Seja como for, o julgamento em
questão deve ter consequências graves; quer seja o contrato rescindido, ou
mantido por falta de provas suficientes, é igualmente reconhecer a existência
do fato das manifestações. Repelir a proposta do adquirente, sob argumento de que
se baseia numa ideia ridícula, é expor-se a receber, cedo ou tarde, um
desmentido da experiência, como já ocorreu com os homens mais esclarecidos, por
se haverem apressado a negar as coisas que não compreendiam. Se podemos
censurar nossos ancestrais por excessiva credulidade, sem dúvida nossos
descendentes nos reprovarão por havermos pecado pelo excesso contrário.
Enquanto aguardamos, eis o que
acaba de se passar sob nossos olhos, cuja realidade chegamos mesmo a constatar.
Vejamos a crônica da Patrie,
de 4 de setembro de 1858:
A Rua du Bac está em grande confusão. Ocorrem ainda por
ali algumas diabruras!
A casa, que leva o número 65, compõe-se de dois prédios;
o que dá para a rua tem duas escadas que se defrontam.
Há uma semana, a qualquer hora do dia ou da noite, e
nos dois pavimentos dessa casa as campainhas agitam-se e tilintam com
violência; quando vão abrir a porta não há ninguém à entrada.
Primeiramente acreditou-se numa brincadeira de mau gosto,
e cada um se pôs a observar para descobrir o autor. Um dos locatários teve o
cuidado de despolir um vidro de sua cozinha para espiar. Enquanto vigiava com
mais atenção, sua campainha foi sacudida; pôs o olho no postigo: ninguém!
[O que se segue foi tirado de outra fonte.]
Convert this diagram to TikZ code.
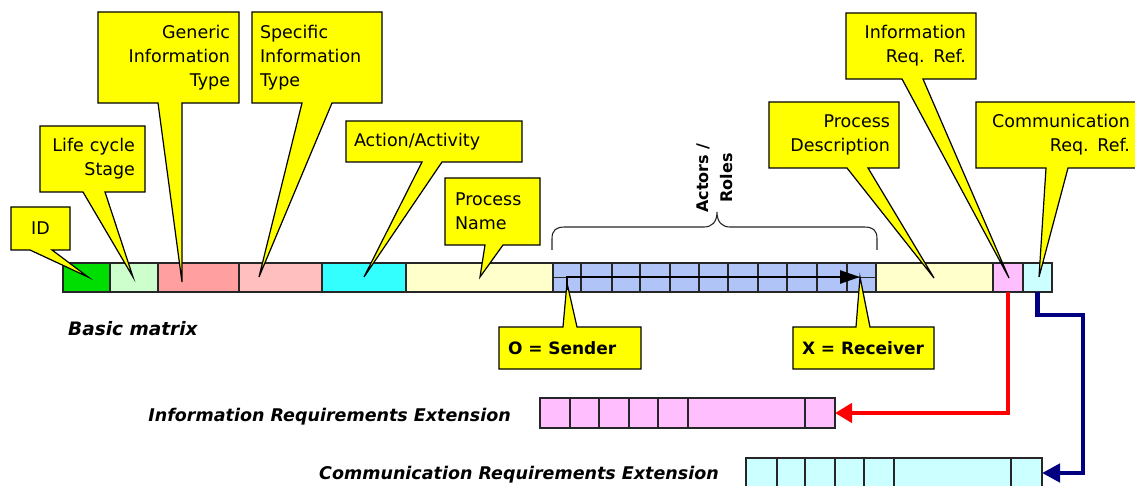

Correu à escadaria: ninguém!
Voltou para casa e tirou o cordão da campainha. Uma hora
depois, quando pensava haver triunfado, a campainha pôs-se a repicar de forma
mais bela ainda. Mirou-a, permanecendo mudo e consternado.
Em outras portas, os cordões das campainhas estavam torcidos
e amarrados como serpentes feridas; Procuraram uma explicação e chamaram a
polícia. Que mistério era esse? Ainda o ignoram.